There are many valid (and many more tendentious) criticisms to be made of social security systems, but with cash transfers equivalent to 14% of GDP across western nations, and to 6% of GDP excluding old age benefits1, and with the UK at the lower end of the expenditure league, is it really plausible that most of this (modest) redistribution represents the easily avoidable 'costs of social failure', to use one of Tony Blair and Gordon Brown's phrases? It is worth reminding ourselves why welfare states transfer incomes at all. This is not primarily in order to reduce inequality, as some egalitarian theorists seem to assume, but to reduce poverty. It is true that if poverty is conceived in relative terms rather than as falling below some 'absolute' subsistence level, reducing poverty entails reducing inequality (on some, not all, measures2). But this inequality reduction is a by-product of poverty reduction. And not all poverty is attributable to social failure.

We have known this for a long time. Beveridge's vision of a welfare state (a term he hated) turned on the recognition that working people faced high risks of poverty at particular stages in the lifecycle - when they had young children to support, and when they were too old to work. But the recognition of lifecycle risks long preceded Beveridge. Remember that Thomas Paine proposed old age pensions and family allowances in the second part of 'The Rights of Man' in 1792. At the same time, Paine's contemporary and occasional collaborator Condorcet (the source of the phrase 'l'art social' by the way) was developing early plans for social insurance to deal with temporary and permanent incapacity to work for a living. Thus the problems postwar welfare states sought to address were with us, and were recognised, even before the industrial revolution. Why, in a post-industrial world, should we expect them to have disappeared? Lifecycle poverty risks and sickness and disability remain the major calls on social security budgets today.
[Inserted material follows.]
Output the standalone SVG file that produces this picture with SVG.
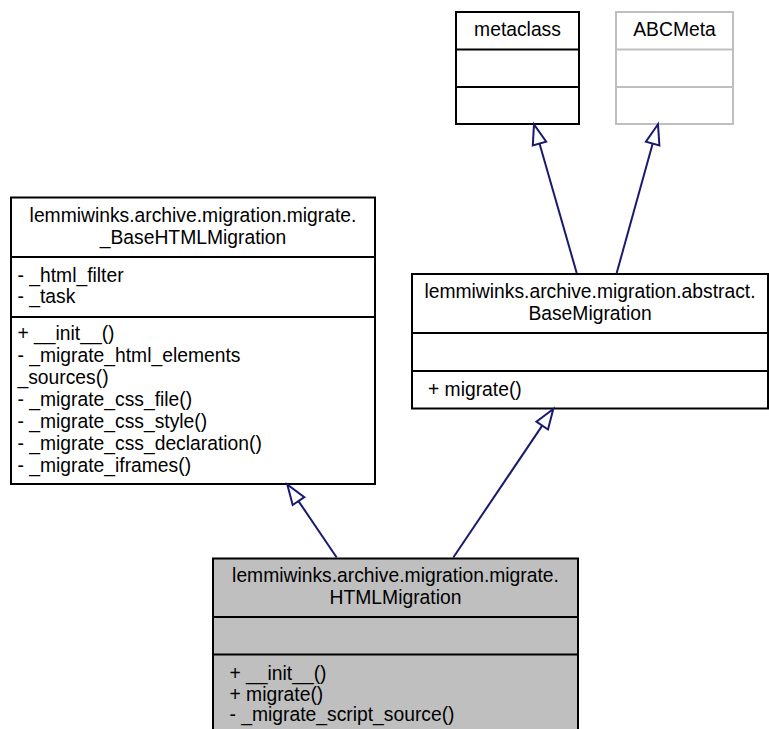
<svg xmlns="http://www.w3.org/2000/svg" width="769" height="729" viewBox="0 0 769 729">
<style>
text{font-family:"Liberation Sans",Arial,sans-serif;font-size:19.3px;fill:#000}
.c{text-anchor:middle}
.box{fill:#fff;stroke:#000;stroke-width:2}
.gray{fill:#fff;stroke:#bfbfbf;stroke-width:2}
.cur{fill:#bfbfbf;stroke:#000;stroke-width:2}
.edge{stroke:#191970;stroke-width:2;fill:none}
.head{fill:#fff;stroke:#191970;stroke-width:2}
</style>
<rect width="769" height="729" fill="#fff"/>
<g id="metaclass">
<rect class="box" x="456" y="12" width="123" height="112"/>
<line class="box" x1="456" y1="49.5" x2="579" y2="49.5"/>
<line class="box" x1="456" y1="87" x2="579" y2="87"/>
<text class="c" x="517.5" y="36">metaclass</text>
</g>
<g id="ABCMeta">
<rect class="gray" x="616" y="12" width="117" height="112"/>
<line class="gray" x1="616" y1="49.5" x2="733" y2="49.5"/>
<line class="gray" x1="616" y1="87" x2="733" y2="87"/>
<text class="c" x="674.5" y="36">ABCMeta</text>
</g>
<g id="BaseHTMLMigration">
<rect class="box" x="11" y="197.5" width="364" height="286.5"/>
<line class="box" x1="11" y1="257" x2="375" y2="257"/>
<line class="box" x1="11" y1="317" x2="375" y2="317"/>
<text class="c" x="193" y="222">lemmiwinks.archive.migration.migrate.</text>
<text class="c" x="193" y="243.5">_BaseHTMLMigration</text>
<text x="17.5" y="281.5">- _html_filter</text>
<text x="17.5" y="302.5">- _task</text>
<text x="17.5" y="339.5">+ __init__()</text>
<text x="17.5" y="361.5">- _migrate_html_elements</text>
<text x="17.5" y="383.5">_sources()</text>
<text x="17.5" y="405.5">- _migrate_css_file()</text>
<text x="17.5" y="427.5">- _migrate_css_style()</text>
<text x="17.5" y="449.5">- _migrate_css_declaration()</text>
<text x="17.5" y="471.5">- _migrate_iframes()</text>
</g>
<g id="BaseMigration">
<rect class="box" x="412" y="274" width="356" height="134.5"/>
<line class="box" x1="412" y1="333" x2="768" y2="333"/>
<line class="box" x1="412" y1="371" x2="768" y2="371"/>
<text class="c" x="590" y="297.5">lemmiwinks.archive.migration.abstract.</text>
<text class="c" x="590" y="319.5">BaseMigration</text>
<text x="428" y="395.5">+ migrate()</text>
</g>
<g id="HTMLMigration">
<rect class="cur" x="213" y="558.5" width="365" height="180"/>
<line class="box" x1="213" y1="617" x2="578" y2="617"/>
<line class="box" x1="213" y1="654.5" x2="578" y2="654.5"/>
<text class="c" x="395.5" y="582">lemmiwinks.archive.migration.migrate.</text>
<text class="c" x="395.5" y="603.5">HTMLMigration</text>
<text x="229.5" y="679.5">+ __init__()</text>
<text x="229.5" y="701">+ migrate()</text>
<text x="229.5" y="721">- _migrate_script_source()</text>
</g>
<g id="connectors">
<line class="edge" x1="576.7" y1="273" x2="539.5" y2="143.5"/>
<polygon class="head" points="534,124.3 532.8,145.4 546.2,141.6"/>
<line class="edge" x1="616.7" y1="273" x2="652.7" y2="143.6"/>
<polygon class="head" points="658,124.3 645.9,141.7 659.4,145.5"/>
<line class="edge" x1="336.7" y1="557.5" x2="298.5" y2="501.1"/>
<polygon class="head" points="287.3,484.5 292.7,505 304.3,497.2"/>
<line class="edge" x1="453.3" y1="557.5" x2="542.2" y2="425.6"/>
<polygon class="head" points="553.3,409 536.4,421.7 548,429.5"/>
</g>
</svg>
It sometimes seems to be assumed that with rising living standards and improvements in health status, we don't need to worry so much about these risks any more. But take a look at the chart, which shows new OECD data on working age poverty before taxes and benefits. The vertical axis on the chart shows where different countries stood in terms of pre-tax-and-transfer poverty in 2010. The UK has one of the higher poverty rates in the sample, but what is really striking is that all of these countries with the exception of Iceland show pre-tax working age poverty rates of more than 20%. This includes the other Nordic countries with which the UK is so often compared to its disadvantage. This is not just the effect of the economic downturn: most countries had poverty rates above 20% in 2005. (The poverty threshold here is 60% of median post-tax income: using a 50% threshold gives a rather different ranking).

All of these countries also reduce working age poverty by transferring income, but to very different extents. Transfers (excluding pensioner benefits) in the UK amount to 5.7% of GDP, compared to 3.6% in the United States and 10.2% in Belgium. The UK transfers about the same (in terms of GDP) as Sweden, a little less than Norway or the Netherlands.The extent to which these transfers reduce poverty ranges from 15% in Israel and 20% in the United States to 48% in Slovenia and 59% in the Czech Republic, with the UK's 5.7% of GDP buying a 39% reduction in poverty. The horizontal axis of the chart measures the efficiency of these transfers in reducing poverty by dividing the percentage reduction in working age poverty by the share of transfers (excluding to pensioners) in GDP. There is no particular relationship between 'efficiency' thus defined and either the extent of transfers or the level of pre-tax poverty, but the UK is towards the more efficient end of the spectrum.

We don't have any examples of mature welfare states where working age poverty before redistribution could be regarded as a marginal phenomenon arising from frictional shortfalls in income. The current animus against income transfers thus seems misplaced. Of course the UK's high rate of pre-tax poverty should be a matter for concern, but let's not fool ourselves that this isn't a major problem in all comparable economies. It would be great to reduce housing costs (if this could be done without pain, which is questionable: see Frances Coppola here ). A labour market with higher wages at the lower end and which excludes fewer disabled people is eminently desirable and, international comparison suggests, achievable. But countries with lower housing costs, less wage inequality and better employment outcomes for disabled people still need to engage in substantial transfers of income to reduce poverty risks. Equating these transfers with 'the cost of social failure' is a refusal to recognise that there are risks that will have to be dealt with under any plausible economic and social conditions.

Of course income transfers are not the high road to an egalitarian society: they were never intended to be. It is for other policy instruments to address the factors which drive inequality in the primary distribution of income3. Contemporary egalitarians are right to turn their attention to pre-tax inequality. But to motivate this concern in terms of making major reductions in the need for transfers would be perverse. Ultimately, income transfers are just one of the ways in which we and all other mature welfare states manage some of the risks of a second-best world. Egalitarians, of all people, should be demanding nothing less than the second best.

[1] Averages for OECD countries in 2009, excluding Chile, Japan, Korea, Mexico and Turkey. Source: OECD SOCX database.

[2] This depends on the sensitivity of different inequality measures to what is happening at the extremes of the income distribution.

[3] Although well-designed social security systems can play a role here as well, as the UK experience from the late 1990s to the middle of the last decade showed, and badly designed systems can have negative effects, as the experience of the 1980s and early 1990s shows.